* _Set exercise_: Transcribe the listing exactly, leaving out every picture.
======== Source data ========
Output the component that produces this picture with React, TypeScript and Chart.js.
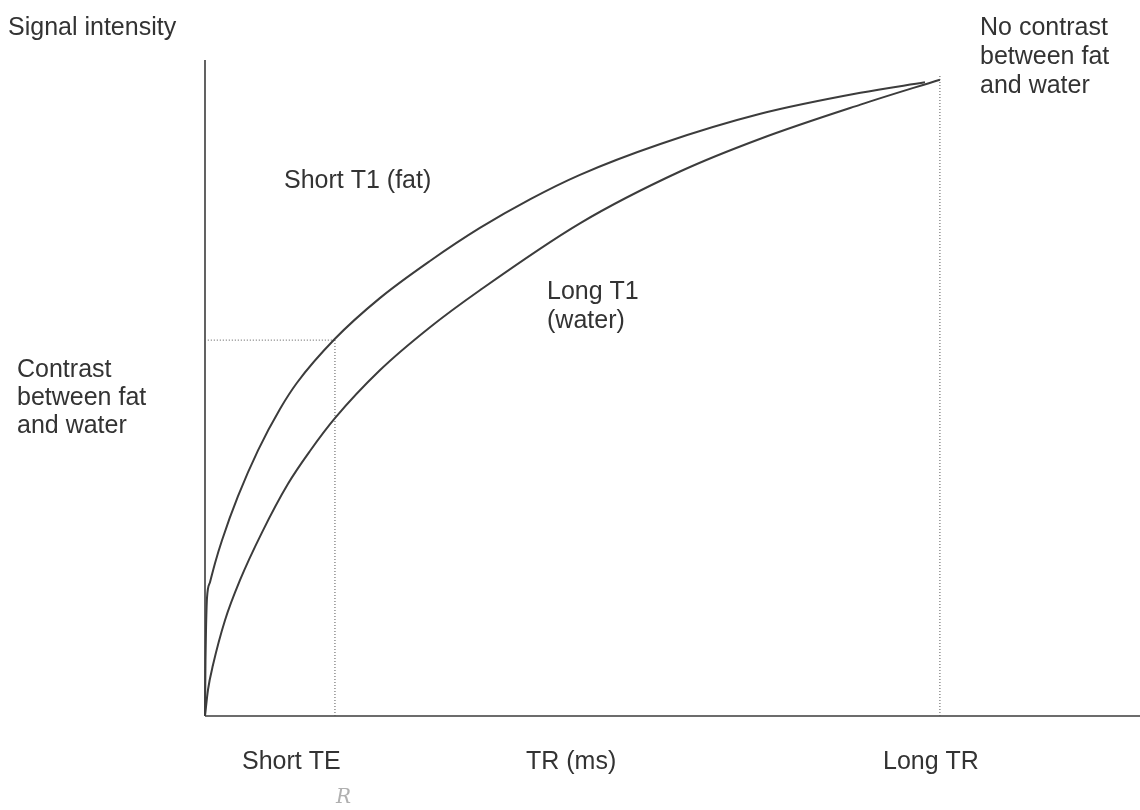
import React, { useEffect, useRef } from "react";
import { Chart, registerables } from "chart.js";

Chart.register(...registerables);

// TR (ms, arbitrary units) and signal intensity (arbitrary units)
const fatTR = [0, 0.53, 1.07, 2.14, 5.35, 10.7, 18.2, 35.3, 56.7, 80.2, 98.4, 139, 187, 241, 294, 348, 401, 487, 594, 701, 770];
const fatSignal = [0, 8.5, 13.1, 18.0, 20.4, 23.3, 26.8, 33.5, 40.5, 46.8, 50.8, 57.5, 63.7, 69.4, 74.4, 78.8, 82.5, 87.2, 91.8, 95.0, 96.6];

const waterTR = [0, 3.2, 8.6, 21.4, 37.4, 61.0, 88.8, 112.3, 139, 187, 241, 294, 401, 508, 594, 701, 786];
const waterSignal = [0, 4.0, 7.8, 14.6, 20.7, 28.0, 35.4, 40.4, 45.4, 52.7, 59.3, 64.9, 75.1, 83.0, 88.0, 93.2, 97.0];

const shortTE = 139;
const longTR = 786;
const contrastLevel = 57.3;
const longTRTop = 97.6;
const xMax = 1000;
const yMax = 100;

const FONT = "25px 'Liberation Sans', Arial, sans-serif";
const TEXT_COLOR = "#333333";
const LINE_COLOR = "#3c3c3c";

const textItems: { lines: string[]; x: number; y: number; lh: number }[] = [
  { lines: ["Signal intensity"], x: 8, y: 35, lh: 0 },
  { lines: ["No contrast", "between fat", "and water"], x: 980, y: 35, lh: 29 },
  { lines: ["Contrast", "between fat", "and water"], x: 17, y: 377, lh: 28 },
  { lines: ["Short T1 (fat)"], x: 284, y: 188, lh: 0 },
  { lines: ["Long T1", "(water)"], x: 547, y: 299, lh: 29 },
  { lines: ["Short TE"], x: 242, y: 769, lh: 0 },
  { lines: ["TR (ms)"], x: 526, y: 769, lh: 0 },
  { lines: ["Long TR"], x: 883, y: 769, lh: 0 },
];

const toPoints = (xs: number[], ys: number[]) => xs.map((x, i) => ({ x, y: ys[i] }));

export default function App() {
  const ref = useRef<HTMLCanvasElement | null>(null);

  useEffect(() => {
    if (!ref.current) return;

    const axesPlugin = {
      id: "axesAndText",
      beforeDatasetsDraw(chart: any) {
        const { ctx, chartArea, scales } = chart;
        const x0 = scales.x.getPixelForValue(0);
        const y0 = scales.y.getPixelForValue(0);
        ctx.save();
        ctx.strokeStyle = LINE_COLOR;
        ctx.lineWidth = 1.6;
        ctx.beginPath();
        ctx.moveTo(x0, y0);
        ctx.lineTo(x0, chartArea.top);
        ctx.moveTo(x0, y0);
        ctx.lineTo(chartArea.right, y0);
        ctx.stroke();
        ctx.restore();
      },
      afterDraw(chart: any) {
        const { ctx } = chart;
        ctx.save();
        ctx.fillStyle = TEXT_COLOR;
        ctx.font = FONT;
        ctx.textBaseline = "alphabetic";
        ctx.textAlign = "left";
        textItems.forEach((t) => {
          t.lines.forEach((line, i) => ctx.fillText(line, t.x, t.y + i * t.lh));
        });
        ctx.fillStyle = "#b0b0b0";
        ctx.font = "italic 20px 'DejaVu Serif', serif";
        ctx.fillText("R", 336, 803);
        ctx.restore();
      },
    };

    const dotted = {
      borderColor: "#555555",
      borderWidth: 1,
      borderDash: [1, 2],
      pointRadius: 0,
      fill: false,
      clip: false as any,
      tension: 0,
    };

    const curve = {
      borderColor: LINE_COLOR,
      borderWidth: 2,
      pointRadius: 0,
      cubicInterpolationMode: "monotone" as const,
      fill: false,
      clip: false as any,
    };

    const chart = new Chart(ref.current, {
      type: "line",
      data: {
        datasets: [
          { label: "Short T1 (fat)", data: toPoints(fatTR, fatSignal), ...curve },
          { label: "Long T1 (water)", data: toPoints(waterTR, waterSignal), ...curve },
          {
            label: "contrast level",
            data: [
              { x: 3, y: contrastLevel },
              { x: shortTE, y: contrastLevel },
            ],
            ...dotted,
          },
          {
            label: "Short TE",
            data: [
              { x: shortTE, y: 0 },
              { x: shortTE, y: contrastLevel },
            ],
            ...dotted,
          },
          {
            label: "Long TR",
            data: [
              { x: longTR, y: 0 },
              { x: longTR, y: longTRTop },
            ],
            ...dotted,
          },
        ],
      },
      options: {
        responsive: false,
        animation: false,
        layout: { padding: { left: 205, top: 60, right: 0, bottom: 94 } },
        plugins: {
          legend: { display: false },
          tooltip: { enabled: false },
          title: { display: false },
        },
        scales: {
          x: { type: "linear", min: 0, max: xMax, display: false },
          y: { type: "linear", min: 0, max: yMax, display: false },
        },
      },
      plugins: [axesPlugin],
    });

    return () => chart.destroy();
  }, []);

  return (
    <div style={{ position: "absolute", left: 0, top: 0, width: 1140, height: 810, background: "#ffffff" }}>
      <canvas ref={ref} width={1140} height={810} style={{ width: 1140, height: 810 }} />
    </div>
  );
}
========
* _Correct response_:
Output the component that produces this picture with React, TypeScript and Chart.js.
import React, { useEffect, useRef } from "react";
import { Chart, registerables } from "chart.js";

Chart.register(...registerables);

// TR (ms, arbitrary units) and signal intensity (arbitrary units)
const fatTR = [0, 0.53, 1.07, 2.14, 5.35, 10.7, 18.2, 35.3, 56.7, 80.2, 98.4, 139, 187, 241, 294, 348, 401, 487, 594, 701, 770];
const fatSignal = [0, 8.5, 13.1, 18.0, 20.4, 23.3, 26.8, 33.5, 40.5, 46.8, 50.8, 57.5, 63.7, 69.4, 74.4, 78.8, 82.5, 87.2, 91.8, 95.0, 96.6];

const waterTR = [0, 3.2, 8.6, 21.4, 37.4, 61.0, 88.8, 112.3, 139, 187, 241, 294, 401, 508, 594, 701, 786];
const waterSignal = [0, 4.0, 7.8, 14.6, 20.7, 28.0, 35.4, 40.4, 45.4, 52.7, 59.3, 64.9, 75.1, 83.0, 88.0, 93.2, 97.0];

const shortTE = 139;
const longTR = 786;
const contrastLevel = 57.3;
const longTRTop = 97.6;
const xMax = 1000;
const yMax = 100;

const FONT = "25px 'Liberation Sans', Arial, sans-serif";
const TEXT_COLOR = "#333333";
const LINE_COLOR = "#3c3c3c";

const textItems: { lines: string[]; x: number; y: number; lh: number }[] = [
  { lines: ["Signal intensity"], x: 8, y: 35, lh: 0 },
  { lines: ["No contrast", "between fat", "and water"], x: 980, y: 35, lh: 29 },
  { lines: ["Contrast", "between fat", "and water"], x: 17, y: 377, lh: 28 },
  { lines: ["Short T1 (fat)"], x: 284, y: 188, lh: 0 },
  { lines: ["Long T1", "(water)"], x: 547, y: 299, lh: 29 },
  { lines: ["Short TE"], x: 242, y: 769, lh: 0 },
  { lines: ["TR (ms)"], x: 526, y: 769, lh: 0 },
  { lines: ["Long TR"], x: 883, y: 769, lh: 0 },
];

const toPoints = (xs: number[], ys: number[]) => xs.map((x, i) => ({ x, y: ys[i] }));

export default function App() {
  const ref = useRef<HTMLCanvasElement | null>(null);

  useEffect(() => {
    if (!ref.current) return;

    const axesPlugin = {
      id: "axesAndText",
      beforeDatasetsDraw(chart: any) {
        const { ctx, chartArea, scales } = chart;
        const x0 = scales.x.getPixelForValue(0);
        const y0 = scales.y.getPixelForValue(0);
        ctx.save();
        ctx.strokeStyle = LINE_COLOR;
        ctx.lineWidth = 1.6;
        ctx.beginPath();
        ctx.moveTo(x0, y0);
        ctx.lineTo(x0, chartArea.top);
        ctx.moveTo(x0, y0);
        ctx.lineTo(chartArea.right, y0);
        ctx.stroke();
        ctx.restore();
      },
      afterDraw(chart: any) {
        const { ctx } = chart;
        ctx.save();
        ctx.fillStyle = TEXT_COLOR;
        ctx.font = FONT;
        ctx.textBaseline = "alphabetic";
        ctx.textAlign = "left";
        textItems.forEach((t) => {
          t.lines.forEach((line, i) => ctx.fillText(line, t.x, t.y + i * t.lh));
        });
        ctx.fillStyle = "#b0b0b0";
        ctx.font = "italic 20px 'DejaVu Serif', serif";
        ctx.fillText("R", 336, 803);
        ctx.restore();
      },
    };

    const dotted = {
      borderColor: "#555555",
      borderWidth: 1,
      borderDash: [1, 2],
      pointRadius: 0,
      fill: false,
      clip: false as any,
      tension: 0,
    };

    const curve = {
      borderColor: LINE_COLOR,
      borderWidth: 2,
      pointRadius: 0,
      cubicInterpolationMode: "monotone" as const,
      fill: false,
      clip: false as any,
    };

    const chart = new Chart(ref.current, {
      type: "line",
      data: {
        datasets: [
          { label: "Short T1 (fat)", data: toPoints(fatTR, fatSignal), ...curve },
          { label: "Long T1 (water)", data: toPoints(waterTR, waterSignal), ...curve },
          {
            label: "contrast level",
            data: [
              { x: 3, y: contrastLevel },
              { x: shortTE, y: contrastLevel },
            ],
            ...dotted,
          },
          {
            label: "Short TE",
            data: [
              { x: shortTE, y: 0 },
              { x: shortTE, y: contrastLevel },
            ],
            ...dotted,
          },
          {
            label: "Long TR",
            data: [
              { x: longTR, y: 0 },
              { x: longTR, y: longTRTop },
            ],
            ...dotted,
          },
        ],
      },
      options: {
        responsive: false,
        animation: false,
        layout: { padding: { left: 205, top: 60, right: 0, bottom: 94 } },
        plugins: {
          legend: { display: false },
          tooltip: { enabled: false },
          title: { display: false },
        },
        scales: {
          x: { type: "linear", min: 0, max: xMax, display: false },
          y: { type: "linear", min: 0, max: yMax, display: false },
        },
      },
      plugins: [axesPlugin],
    });

    return () => chart.destroy();
  }, []);

  return (
    <div style={{ position: "absolute", left: 0, top: 0, width: 1140, height: 810, background: "#ffffff" }}>
      <canvas ref={ref} width={1140} height={810} style={{ width: 1140, height: 810 }} />
    </div>
  );
}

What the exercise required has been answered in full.